→ Task: Only one stretch of the data below should be repeated: the lines from the line containing "Output the web" through the line containing "38.6, 35.2, 31.7];", inclusive, exactly as they are.

→ Extracted information:
====

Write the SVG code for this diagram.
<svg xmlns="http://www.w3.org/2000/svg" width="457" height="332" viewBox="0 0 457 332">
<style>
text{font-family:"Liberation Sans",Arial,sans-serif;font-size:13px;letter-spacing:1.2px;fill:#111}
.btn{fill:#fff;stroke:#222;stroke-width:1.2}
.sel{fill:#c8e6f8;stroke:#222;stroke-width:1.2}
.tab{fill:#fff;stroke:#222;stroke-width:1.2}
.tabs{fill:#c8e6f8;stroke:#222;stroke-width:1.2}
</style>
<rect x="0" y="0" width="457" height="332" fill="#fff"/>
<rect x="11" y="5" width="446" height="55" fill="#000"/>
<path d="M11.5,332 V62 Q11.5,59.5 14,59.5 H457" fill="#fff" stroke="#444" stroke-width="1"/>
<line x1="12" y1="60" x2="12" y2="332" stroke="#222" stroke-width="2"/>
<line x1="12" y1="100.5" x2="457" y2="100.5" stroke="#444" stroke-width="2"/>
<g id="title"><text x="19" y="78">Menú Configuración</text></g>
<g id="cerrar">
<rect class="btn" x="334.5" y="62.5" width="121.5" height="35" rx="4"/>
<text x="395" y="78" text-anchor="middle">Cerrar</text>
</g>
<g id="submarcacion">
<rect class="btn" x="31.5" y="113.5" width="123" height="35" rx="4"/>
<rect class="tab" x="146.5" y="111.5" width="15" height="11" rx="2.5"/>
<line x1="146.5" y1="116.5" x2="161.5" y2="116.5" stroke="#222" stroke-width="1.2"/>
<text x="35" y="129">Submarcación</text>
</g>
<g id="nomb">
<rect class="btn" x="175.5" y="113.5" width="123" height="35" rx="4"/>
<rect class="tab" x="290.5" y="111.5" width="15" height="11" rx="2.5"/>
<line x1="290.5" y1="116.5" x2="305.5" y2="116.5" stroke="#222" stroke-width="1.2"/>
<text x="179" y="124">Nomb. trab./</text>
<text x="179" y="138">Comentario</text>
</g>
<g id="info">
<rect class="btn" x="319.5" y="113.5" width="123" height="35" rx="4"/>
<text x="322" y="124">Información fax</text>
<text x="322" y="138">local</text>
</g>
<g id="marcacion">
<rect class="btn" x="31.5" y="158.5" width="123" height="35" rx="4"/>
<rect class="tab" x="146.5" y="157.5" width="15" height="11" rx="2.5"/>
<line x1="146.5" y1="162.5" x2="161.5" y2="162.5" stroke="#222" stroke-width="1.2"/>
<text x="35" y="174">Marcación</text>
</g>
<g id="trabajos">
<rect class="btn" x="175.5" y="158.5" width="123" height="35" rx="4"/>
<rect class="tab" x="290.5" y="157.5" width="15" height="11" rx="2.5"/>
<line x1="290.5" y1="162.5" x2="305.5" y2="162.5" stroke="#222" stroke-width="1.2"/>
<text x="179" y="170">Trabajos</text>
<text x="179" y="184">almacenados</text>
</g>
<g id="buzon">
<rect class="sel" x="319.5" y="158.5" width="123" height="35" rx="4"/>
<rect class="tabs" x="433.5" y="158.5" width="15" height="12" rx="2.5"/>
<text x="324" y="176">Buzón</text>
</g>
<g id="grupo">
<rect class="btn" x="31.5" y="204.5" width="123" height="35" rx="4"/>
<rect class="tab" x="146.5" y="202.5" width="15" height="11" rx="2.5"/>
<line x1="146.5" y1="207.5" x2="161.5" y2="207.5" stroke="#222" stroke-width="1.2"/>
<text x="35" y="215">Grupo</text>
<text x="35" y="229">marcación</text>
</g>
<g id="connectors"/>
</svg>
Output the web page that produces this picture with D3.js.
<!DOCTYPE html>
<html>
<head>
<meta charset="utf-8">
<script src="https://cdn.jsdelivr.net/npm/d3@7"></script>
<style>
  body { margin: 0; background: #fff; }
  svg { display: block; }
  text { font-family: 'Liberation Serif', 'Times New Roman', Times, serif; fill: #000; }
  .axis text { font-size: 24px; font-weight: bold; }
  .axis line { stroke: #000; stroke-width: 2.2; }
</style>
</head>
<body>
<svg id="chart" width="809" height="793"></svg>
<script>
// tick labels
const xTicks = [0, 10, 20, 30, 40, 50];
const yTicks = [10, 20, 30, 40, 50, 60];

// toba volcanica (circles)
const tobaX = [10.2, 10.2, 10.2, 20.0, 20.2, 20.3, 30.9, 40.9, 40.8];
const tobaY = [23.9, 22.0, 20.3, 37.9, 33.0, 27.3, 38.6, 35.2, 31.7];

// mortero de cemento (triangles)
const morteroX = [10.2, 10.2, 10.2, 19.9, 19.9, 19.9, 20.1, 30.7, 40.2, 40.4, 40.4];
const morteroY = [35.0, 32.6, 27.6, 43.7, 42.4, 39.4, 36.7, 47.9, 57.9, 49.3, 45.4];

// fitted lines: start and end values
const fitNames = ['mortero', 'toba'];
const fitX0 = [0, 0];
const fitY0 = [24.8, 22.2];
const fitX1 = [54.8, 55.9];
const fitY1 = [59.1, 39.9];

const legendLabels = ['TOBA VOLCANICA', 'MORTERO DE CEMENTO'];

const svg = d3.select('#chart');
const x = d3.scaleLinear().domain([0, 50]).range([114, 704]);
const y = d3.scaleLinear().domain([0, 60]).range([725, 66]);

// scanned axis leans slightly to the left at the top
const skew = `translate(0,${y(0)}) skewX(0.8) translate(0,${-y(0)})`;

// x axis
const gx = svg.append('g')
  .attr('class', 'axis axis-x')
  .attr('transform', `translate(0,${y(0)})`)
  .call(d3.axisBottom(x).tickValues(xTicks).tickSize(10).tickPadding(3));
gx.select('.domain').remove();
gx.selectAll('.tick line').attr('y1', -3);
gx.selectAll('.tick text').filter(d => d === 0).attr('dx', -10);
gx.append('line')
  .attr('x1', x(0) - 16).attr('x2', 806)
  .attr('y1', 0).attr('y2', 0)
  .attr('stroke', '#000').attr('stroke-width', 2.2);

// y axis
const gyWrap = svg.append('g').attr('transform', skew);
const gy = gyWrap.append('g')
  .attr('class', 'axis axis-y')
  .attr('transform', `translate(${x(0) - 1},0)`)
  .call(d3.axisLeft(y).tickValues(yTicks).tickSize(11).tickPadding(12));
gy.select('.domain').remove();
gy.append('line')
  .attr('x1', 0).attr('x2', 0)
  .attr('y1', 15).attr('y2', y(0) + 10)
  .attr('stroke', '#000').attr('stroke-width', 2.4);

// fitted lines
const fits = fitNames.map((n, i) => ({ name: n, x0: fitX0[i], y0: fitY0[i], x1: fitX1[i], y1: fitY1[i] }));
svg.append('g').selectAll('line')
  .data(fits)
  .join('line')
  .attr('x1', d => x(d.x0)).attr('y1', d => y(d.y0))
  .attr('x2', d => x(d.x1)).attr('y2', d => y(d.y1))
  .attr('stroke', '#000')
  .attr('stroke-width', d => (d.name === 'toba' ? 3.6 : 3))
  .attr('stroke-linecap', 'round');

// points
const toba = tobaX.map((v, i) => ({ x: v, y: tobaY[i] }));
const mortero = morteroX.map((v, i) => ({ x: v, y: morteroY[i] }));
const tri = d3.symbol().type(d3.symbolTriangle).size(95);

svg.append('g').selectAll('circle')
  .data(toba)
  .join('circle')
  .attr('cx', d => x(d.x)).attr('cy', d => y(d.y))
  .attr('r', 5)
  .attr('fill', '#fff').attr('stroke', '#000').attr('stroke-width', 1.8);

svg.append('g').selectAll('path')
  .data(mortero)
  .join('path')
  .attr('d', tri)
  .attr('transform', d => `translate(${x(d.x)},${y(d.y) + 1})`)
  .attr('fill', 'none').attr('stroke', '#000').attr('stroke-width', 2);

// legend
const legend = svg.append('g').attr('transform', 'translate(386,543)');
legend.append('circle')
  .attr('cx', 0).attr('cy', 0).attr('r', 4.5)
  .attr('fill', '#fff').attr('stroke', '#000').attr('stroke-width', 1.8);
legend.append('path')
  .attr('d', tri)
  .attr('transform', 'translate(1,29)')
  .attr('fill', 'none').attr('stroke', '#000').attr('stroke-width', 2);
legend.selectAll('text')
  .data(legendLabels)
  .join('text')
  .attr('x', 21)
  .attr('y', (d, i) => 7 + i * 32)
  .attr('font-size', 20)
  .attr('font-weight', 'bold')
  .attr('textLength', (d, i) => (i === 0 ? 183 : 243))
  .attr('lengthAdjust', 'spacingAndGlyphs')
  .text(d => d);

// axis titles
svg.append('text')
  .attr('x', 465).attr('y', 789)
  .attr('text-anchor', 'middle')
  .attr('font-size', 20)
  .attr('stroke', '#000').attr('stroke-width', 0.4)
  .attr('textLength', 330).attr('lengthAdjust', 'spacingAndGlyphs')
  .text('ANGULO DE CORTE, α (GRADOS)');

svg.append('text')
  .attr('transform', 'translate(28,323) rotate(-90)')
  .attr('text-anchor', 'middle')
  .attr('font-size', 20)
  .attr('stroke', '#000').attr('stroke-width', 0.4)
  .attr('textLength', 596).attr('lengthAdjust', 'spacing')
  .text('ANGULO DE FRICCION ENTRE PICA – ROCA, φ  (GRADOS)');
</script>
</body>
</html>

====

→ Complete output:
Output the web page that produces this picture with D3.js.
<!DOCTYPE html>
<html>
<head>
<meta charset="utf-8">
<script src="https://cdn.jsdelivr.net/npm/d3@7"></script>
<style>
  body { margin: 0; background: #fff; }
  svg { display: block; }
  text { font-family: 'Liberation Serif', 'Times New Roman', Times, serif; fill: #000; }
  .axis text { font-size: 24px; font-weight: bold; }
  .axis line { stroke: #000; stroke-width: 2.2; }
</style>
</head>
<body>
<svg id="chart" width="809" height="793"></svg>
<script>
// tick labels
const xTicks = [0, 10, 20, 30, 40, 50];
const yTicks = [10, 20, 30, 40, 50, 60];

// toba volcanica (circles)
const tobaX = [10.2, 10.2, 10.2, 20.0, 20.2, 20.3, 30.9, 40.9, 40.8];
const tobaY = [23.9, 22.0, 20.3, 37.9, 33.0, 27.3, 38.6, 35.2, 31.7];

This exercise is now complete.